Growing up in Van Nuys, California, Mr. Pottorff, a football player, played on the "Wonder Team" of 1940, earning himself a scholarship to Arizona State, where he earned League honors. His scholarship was curtailed, however, by the onset of World War II, whereupon Mr. Pottorff enlisted in the United States' Marine Corps. Mr. Pottorff briefly played on the Marine Corps' team, but was reassigned as part of the occupying forces of Tarawa, and a member of the initial invasion of Iwo Jima. A radio repairmen, by class, he was assigned to the rear, however the radio man was hit during the first hour, moving him to the front, whereupon the forward observer was hit, putting Mr. Pottorff in a spotting position behind enemy lines. A subsequent Banzai charge decimated the "safe" positions leaving the FO team stranded and incommunicado for 10 days with fellow Marines, although they continued spotting artillery targets for the warships offshore. Mr. Pottorff was "missing in action" for these 10 days. After fierce battles, including an all-night charge that the team fended off with hand grenades, Mr. Pottorff finally made it back, only to be struck in the chest by a bullet that first impacted the stock of his M-1 carbine, "Margie," the namesake of the woman that was to become his wife of 53 years. Mr. Pottorff sustained two other hits in the battle, but steadfastly refused to apply for the commensurate "Purple Hearts," in deference to his friends who did not survive to show off their bullet holes.
Mr. Pottorff was employed by the Pacific Telephone Company for over 30 years-taking part in the development of its microwave capabilities, interfacing with Bell Labs, and in overseeing real assets and the company's motor vehicle fleet.
He was first elected to the Board of the Lakeside Irrigation District in the early 1960s and served for 30 years, priding himself for his role in keeping Lakeside's water rates among the most competitive in the County.
Mr.
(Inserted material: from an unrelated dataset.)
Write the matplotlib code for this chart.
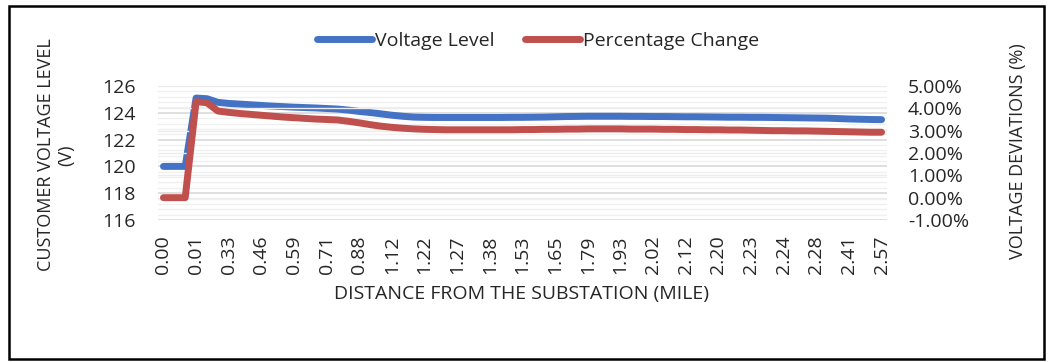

Pottorff's retirement found him traveling abroad, talking to worldwide friends in his "hamshack," producing wine in his backyard vineyard, and doting on his grandsons. Mr. Pottorff was a former member of Toastmasters and the Lakeside Optimist Club, serving more than one term as an officer. An avid bridge player, Mr. Pottorff could boast 3 victories in the Optimist sponsored tournament-with three different partners-his wife, his sister-in-law, and his son.
An avid outdoorsman, Mr. Pottorff loved to hunt and fish, passing that tradition on to his children-one of whom is a County Fish and Wildlife Commissioner. Mr. Pottorff was a member of many conservation organizations and was a federally licensed migratory bird breeder.
Amateur radio, however, was Mr. Pottorff's greatest passion as he was active on multiple frequencies. He received his first radio station license prior to WWII. Sadly, radio station W6ERF has ceased broadcasting.
His wife Margaret, his daughter and son-in-law, Yvonne and Ronald Peck, two grandsons, Aaron and Ryan Peck, of Oxnard, and his son Michael, of Oceanside, survive Mr. Pottorff.